↓↓↓

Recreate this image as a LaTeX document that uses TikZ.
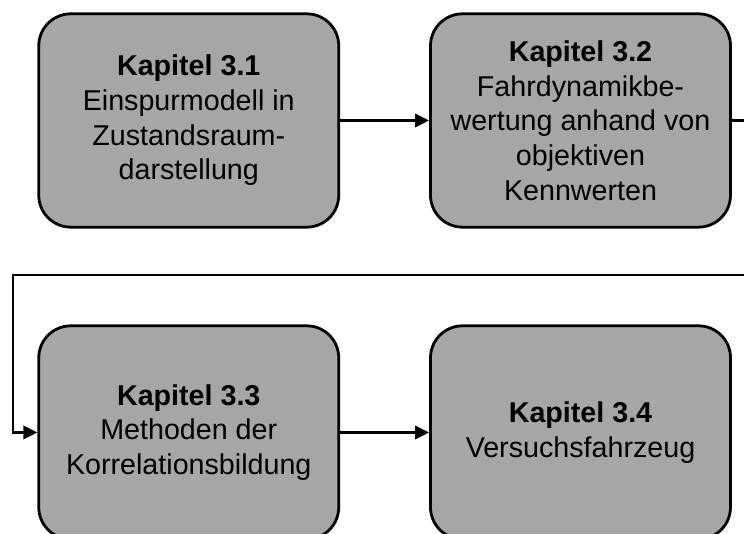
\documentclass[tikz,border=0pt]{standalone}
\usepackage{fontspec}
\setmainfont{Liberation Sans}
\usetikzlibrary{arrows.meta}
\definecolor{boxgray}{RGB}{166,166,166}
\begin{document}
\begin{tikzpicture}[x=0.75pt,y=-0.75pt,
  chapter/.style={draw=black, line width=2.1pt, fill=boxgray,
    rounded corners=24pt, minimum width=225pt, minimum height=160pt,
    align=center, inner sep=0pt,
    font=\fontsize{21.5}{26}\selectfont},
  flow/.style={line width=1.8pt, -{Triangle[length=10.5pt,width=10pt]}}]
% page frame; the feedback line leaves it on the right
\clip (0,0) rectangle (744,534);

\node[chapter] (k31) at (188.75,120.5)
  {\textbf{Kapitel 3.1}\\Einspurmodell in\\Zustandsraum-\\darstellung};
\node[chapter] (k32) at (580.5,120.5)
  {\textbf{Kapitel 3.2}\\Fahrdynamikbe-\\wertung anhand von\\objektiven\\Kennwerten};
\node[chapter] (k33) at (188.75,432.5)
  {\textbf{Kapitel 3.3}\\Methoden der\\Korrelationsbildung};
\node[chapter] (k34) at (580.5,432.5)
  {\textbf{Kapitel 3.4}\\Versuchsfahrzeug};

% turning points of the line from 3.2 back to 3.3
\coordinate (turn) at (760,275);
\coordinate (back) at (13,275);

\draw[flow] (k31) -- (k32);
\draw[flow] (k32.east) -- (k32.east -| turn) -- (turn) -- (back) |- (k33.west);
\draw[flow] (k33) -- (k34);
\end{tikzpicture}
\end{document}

↑↑↑

**Job:**
Transcribe the full listing above exactly, with the images removed.

**Exercise response:**
Recreate this image as a LaTeX document that uses TikZ.
\documentclass[tikz,border=0pt]{standalone}
\usepackage{fontspec}
\setmainfont{Liberation Sans}
\usetikzlibrary{arrows.meta}
\definecolor{boxgray}{RGB}{166,166,166}
\begin{document}
\begin{tikzpicture}[x=0.75pt,y=-0.75pt,
  chapter/.style={draw=black, line width=2.1pt, fill=boxgray,
    rounded corners=24pt, minimum width=225pt, minimum height=160pt,
    align=center, inner sep=0pt,
    font=\fontsize{21.5}{26}\selectfont},
  flow/.style={line width=1.8pt, -{Triangle[length=10.5pt,width=10pt]}}]
% page frame; the feedback line leaves it on the right
\clip (0,0) rectangle (744,534);

\node[chapter] (k31) at (188.75,120.5)
  {\textbf{Kapitel 3.1}\\Einspurmodell in\\Zustandsraum-\\darstellung};
\node[chapter] (k32) at (580.5,120.5)
  {\textbf{Kapitel 3.2}\\Fahrdynamikbe-\\wertung anhand von\\objektiven\\Kennwerten};
\node[chapter] (k33) at (188.75,432.5)
  {\textbf{Kapitel 3.3}\\Methoden der\\Korrelationsbildung};
\node[chapter] (k34) at (580.5,432.5)
  {\textbf{Kapitel 3.4}\\Versuchsfahrzeug};

% turning points of the line from 3.2 back to 3.3
\coordinate (turn) at (760,275);
\coordinate (back) at (13,275);

\draw[flow] (k31) -- (k32);
\draw[flow] (k32.east) -- (k32.east -| turn) -- (turn) -- (back) |- (k33.west);
\draw[flow] (k33) -- (k34);
\end{tikzpicture}
\end{document}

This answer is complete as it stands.